Exodus 28:40 – And for the sons of Aaron you should make coats and you should make belts and turbans shalt thou make for them, for honor and for beauty.
Jerusalem Talmud Yoma Chapter 3 Halacha 6 – The Rabbis [Rabbi Yosi?] taught an explanation of the phrase “for the sons of Aaron you should make coats.” From this wording they learned that it is required to have two coats for each cohen.
Torah Temimah Colloquial Translation on Note #30:
Rabbi Yosi thinks that this statement apply to general ‘coats’. In other words, since it says ‘for the sons of Aaron’ that is the reason why it writes ‘coats’ in the plural. Certainly, the intent of the rabbis was not that each cohen should wear two coats. We know that it says in Gemora Zevachim 18a that a cohen who wears two garments of the same type while he’s doing the service in the temple, that service is invalid.
Rather, the intent is that each cohen should have an extra coat in reserve in case he needs it. Further, it is entirely possible that it need not be limited to two, but rather a cohen could have more in reserve if he wanted. The Talmud teaches “two” as the minimal obligation based on the use of the plural form.
Also, it does make sense [ניחה] that the same deduction is not made about belts and turbans that are also written in the plural. Only the coat is worn close to the body and likely to absorb bodily foulness.
Truly though it is not clear to me why the rabbis interpreted this posuk in this way. Certainly the words of Rabbi Yosi are based on logical reasoning rather than on a textural deduction. It does seem that the reason why it writes “coats” in the plural is because the subject is also in the plural (the sons of Aaron); just like belts and turbans are also in the plural. Additionally a similar phrase is using in the Gemora Megilla 7a where it discusses the requirement to send “gifts to the poor”. [Gifts is written in plural as is the word ‘poor people’.] There, even though the Gemora says it means at least two gifts to at least two poor people, Rashi says that one gift to one poor person would be sufficient for the minimum requirement. He bases this on the fact that even though it does use the plural form for ‘gifts’; nevertheless since it says ‘poor people’ [also in the plural] we can conclude that the minimum requirement is one gift for one poor person.

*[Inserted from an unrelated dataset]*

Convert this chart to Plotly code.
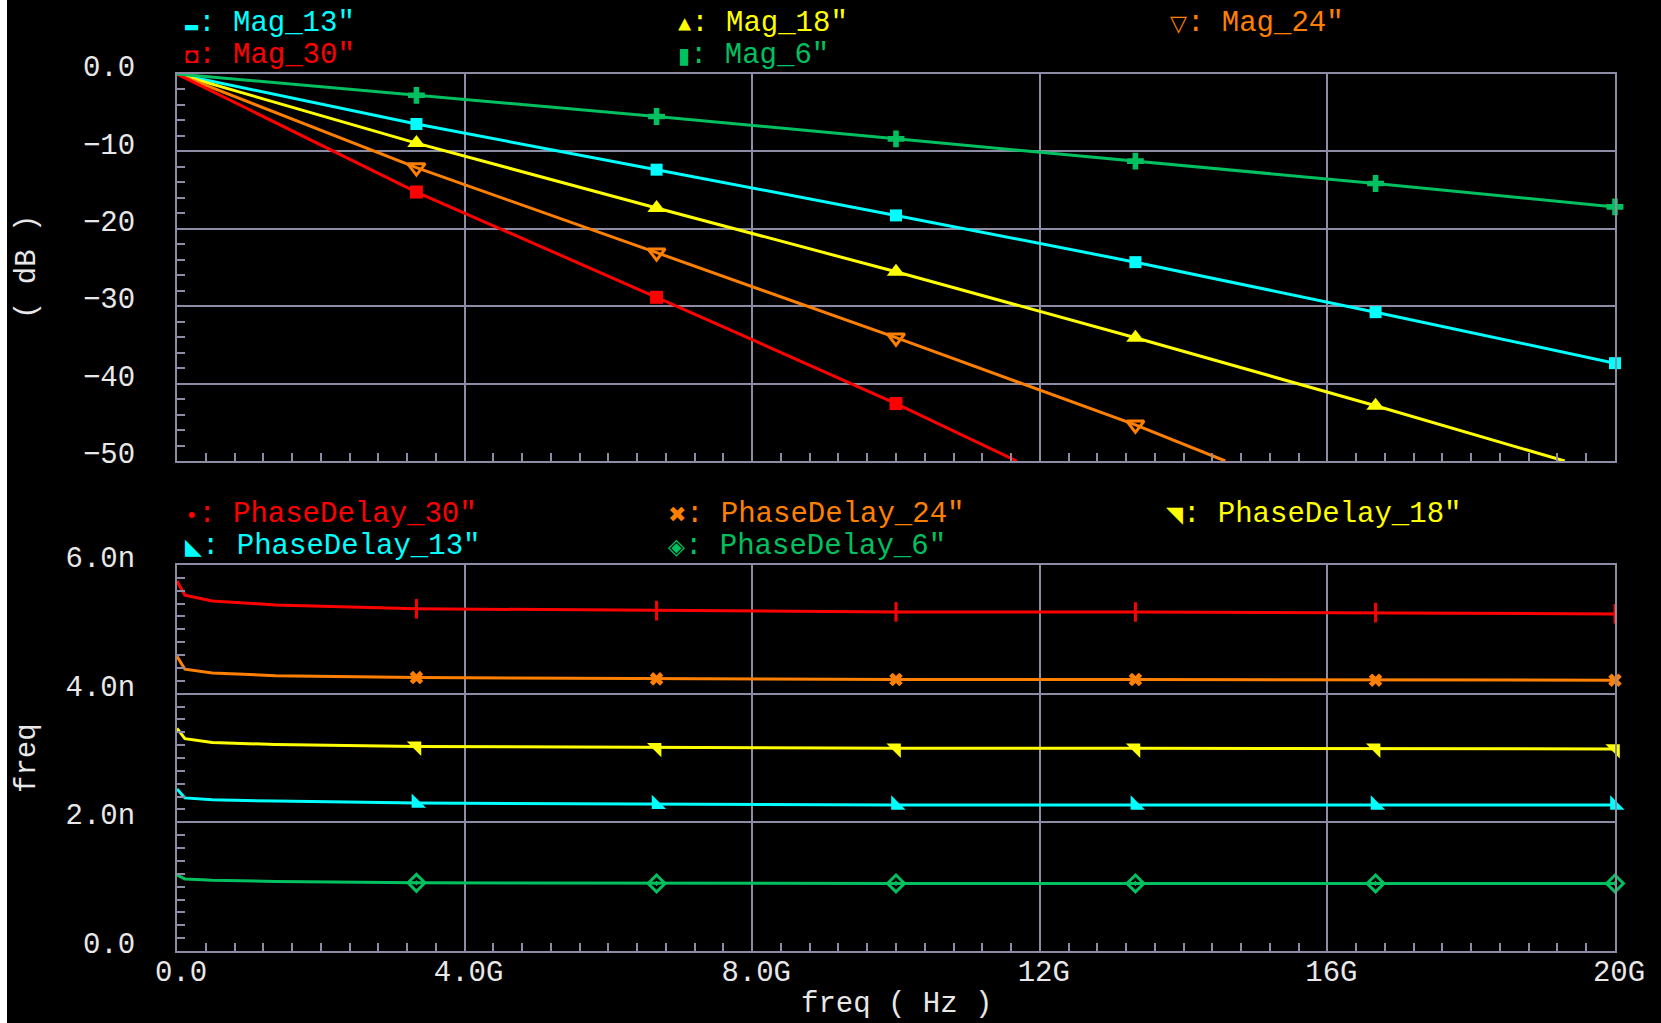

Take note also that the Rambam in Chapter 8 of the section “Vessels of the Temple” does not mention at all this requirement of having two coats for each cohen. Even though, as we mention above, it is not clear from the language of the posuk how the deduction is made that one must have two coats, nevertheless, it is clear that this is a deduction that the rabbis have made from the language of the posuk. It certainly has a valid reason and logic to it, even if we don’t understand it. If that is the case, how is it possible for the Rambam just to omit this law entirely? To compound the difficulty, look in the Gemora Chaggigah 3a where it concludes that a person who is deaf in only one ear is exempt from the obligation to go up to Jerusalem during the three pilgrimage festivals. The Gemora there concludes this from the words of the posuk (Parshat Vayelekh) where it says “Read the Torah in their ears”. From the fact that it says “ears” in the plural, the Gemora concludes that if one is deaf in one ear, he is excluded from this command. And the Rambam does include this law! Also, the Gemora Yerushalmi there actually attaches the law about being deaf in one ear to our posuk here about each cohen needing two coats.
Since this is the case, it really makes no sense for the Rambam to omit the law requiring two coats yet include the law exempting a person who is deaf in one ear. This issue requires much further study.
DBS Note: I appreciate the intense insistence on consistency. Also, being that I am deaf in one ear, this note has a personal relevancy to me.